— Start Dataset section —

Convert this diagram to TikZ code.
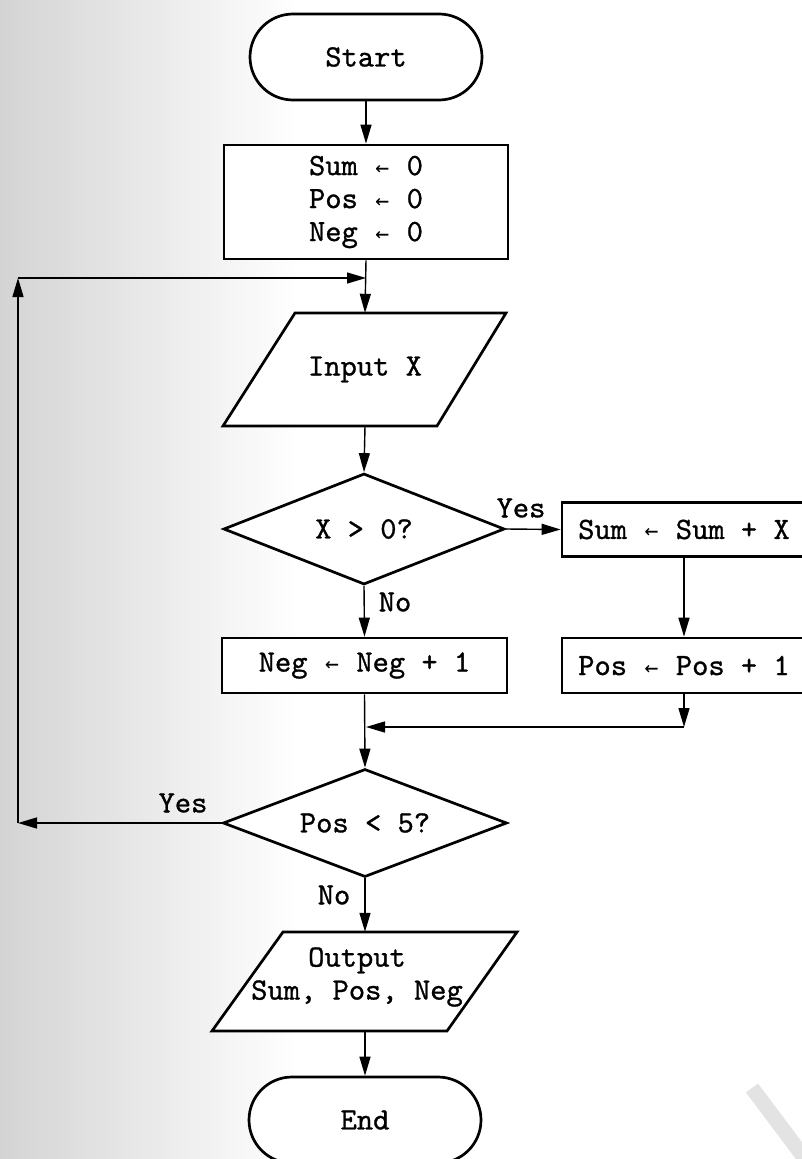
\documentclass[tikz,border=0pt]{standalone}
\usepackage{fontspec}
\setmonofont{lmmono10-regular.otf}[FakeBold=0.9]
\newfontfamily\arrowfont{DejaVu Sans Mono}
\usetikzlibrary{shapes.geometric,arrows.meta}
\newcommand\lar{\makebox[0.525em]{\arrowfont\fontsize{23}{23}\selectfont ←}}
\tikzset{
  every node/.style={font=\ttfamily\fontsize{31}{33}\selectfont},
  shp/.style={draw, line width=2.7pt, fill=white, inner sep=0pt},
  term/.style={shp, rectangle, minimum width=232pt, minimum height=86pt, rounded corners=43pt},
  proc/.style={shp, rectangle},
  dec/.style={shp, diamond, aspect=2.5},
  io/.style={inner sep=0pt},
  conn/.style={line width=1.4pt, -{Triangle[length=19pt,width=11pt]}},
  lbl/.style={inner sep=0pt},
}
\begin{document}
\begin{tikzpicture}[x=1pt,y=-1pt]
\useasboundingbox (0,0) rectangle (802,1159);
\clip (0,0) rectangle (802,1159);
% background
\fill[white] (0,0) rectangle (802,1159);
\shade[left color=black!17, right color=white] (0,0) rectangle (300,1159);
\draw[line width=15pt, black!11] (752,1088) -- (812,1168);

% shapes
\node[term] (start) at (366,57) {Start};
\node[proc, minimum width=284pt, minimum height=114pt, align=center] (init) at (366,202)
  {Sum \lar{} 0\\Pos \lar{} 0\\Neg \lar{} 0};

\draw[shp] (295,313) -- (506,313) -- (437,426) -- (223,426) -- cycle;
\node[io, minimum height=113pt] (input) at (365,369.5) {Input X};

\node[dec, minimum width=281pt, minimum height=111pt] (d1) at (364,529) {X > 0?};
\node[proc, minimum width=244pt, minimum height=54pt] (sum) at (684,529.5) {Sum \lar{} Sum + X};
\node[proc, minimum width=285pt, minimum height=55pt] (neg) at (364.5,665.5) {Neg \lar{} Neg + 1};
\node[proc, minimum width=244pt, minimum height=55pt] (pos) at (684,665.5) {Pos \lar{} Pos + 1};

\node[dec, minimum width=284pt, minimum height=108pt] (d2) at (365,823) {Pos < 5?};

\draw[shp] (283,932) -- (517,932) -- (447,1031) -- (212,1031) -- cycle;
\node[io, minimum height=99pt] (output) at (365,981.5) {};
\node[io, align=center] (outtext) at (357,977) {Output\\Sum, Pos, Neg};

\node[term] (end) at (365,1120) {End};

% coordinates
\coordinate (j1) at (366,278);
\coordinate (l1) at (18,823);
\coordinate (l2) at (18,278);
\coordinate (j2) at (684,727);
\coordinate (j3) at (366,727);

% connectors
\draw[conn] (start.south) -- (init.north);
\draw[conn] (init.south) -- (input.north);
\draw[conn] (input.south) -- (d1.north);
\draw[conn] (d1.east) -- (sum.west);
\draw[conn] (d1.south) -- (neg.north);
\draw[conn] (sum.south) -- (pos.north);
\draw[conn] (pos.south) -- (j2);
\draw[conn] (j2) -- (j3);
\draw[conn] (neg.south) -- (d2.north);
\draw[conn] (d2.west) -- (l1);
\draw[conn] (l1) -- (l2);
\draw[conn] (l2) -- (j1);
\draw[conn] (d2.south) -- (output.north);
\draw[conn] (output.south) -- (end.north);

% labels
\node[lbl] (yes1) at (521,508) {Yes};
\node[lbl] (no1) at (395,602) {No};
\node[lbl] (yes2) at (183,803) {Yes};
\node[lbl] (no2) at (334,895) {No};
\end{tikzpicture}
\end{document}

— End Dataset section —

*Directions:* Return, unchanged, the lines from the first line of the material through the line that holds "width=244pt, minimum height=55pt]", inclusive, omitting pictures.

*Response to the exercise:*
Convert this diagram to TikZ code.
\documentclass[tikz,border=0pt]{standalone}
\usepackage{fontspec}
\setmonofont{lmmono10-regular.otf}[FakeBold=0.9]
\newfontfamily\arrowfont{DejaVu Sans Mono}
\usetikzlibrary{shapes.geometric,arrows.meta}
\newcommand\lar{\makebox[0.525em]{\arrowfont\fontsize{23}{23}\selectfont ←}}
\tikzset{
  every node/.style={font=\ttfamily\fontsize{31}{33}\selectfont},
  shp/.style={draw, line width=2.7pt, fill=white, inner sep=0pt},
  term/.style={shp, rectangle, minimum width=232pt, minimum height=86pt, rounded corners=43pt},
  proc/.style={shp, rectangle},
  dec/.style={shp, diamond, aspect=2.5},
  io/.style={inner sep=0pt},
  conn/.style={line width=1.4pt, -{Triangle[length=19pt,width=11pt]}},
  lbl/.style={inner sep=0pt},
}
\begin{document}
\begin{tikzpicture}[x=1pt,y=-1pt]
\useasboundingbox (0,0) rectangle (802,1159);
\clip (0,0) rectangle (802,1159);
% background
\fill[white] (0,0) rectangle (802,1159);
\shade[left color=black!17, right color=white] (0,0) rectangle (300,1159);
\draw[line width=15pt, black!11] (752,1088) -- (812,1168);

% shapes
\node[term] (start) at (366,57) {Start};
\node[proc, minimum width=284pt, minimum height=114pt, align=center] (init) at (366,202)
  {Sum \lar{} 0\\Pos \lar{} 0\\Neg \lar{} 0};

\draw[shp] (295,313) -- (506,313) -- (437,426) -- (223,426) -- cycle;
\node[io, minimum height=113pt] (input) at (365,369.5) {Input X};

\node[dec, minimum width=281pt, minimum height=111pt] (d1) at (364,529) {X > 0?};
\node[proc, minimum width=244pt, minimum height=54pt] (sum) at (684,529.5) {Sum \lar{} Sum + X};
\node[proc, minimum width=285pt, minimum height=55pt] (neg) at (364.5,665.5) {Neg \lar{} Neg + 1};
\node[proc, minimum width=244pt, minimum height=55pt] (pos) at (684,665.5) {Pos \lar{} Pos + 1};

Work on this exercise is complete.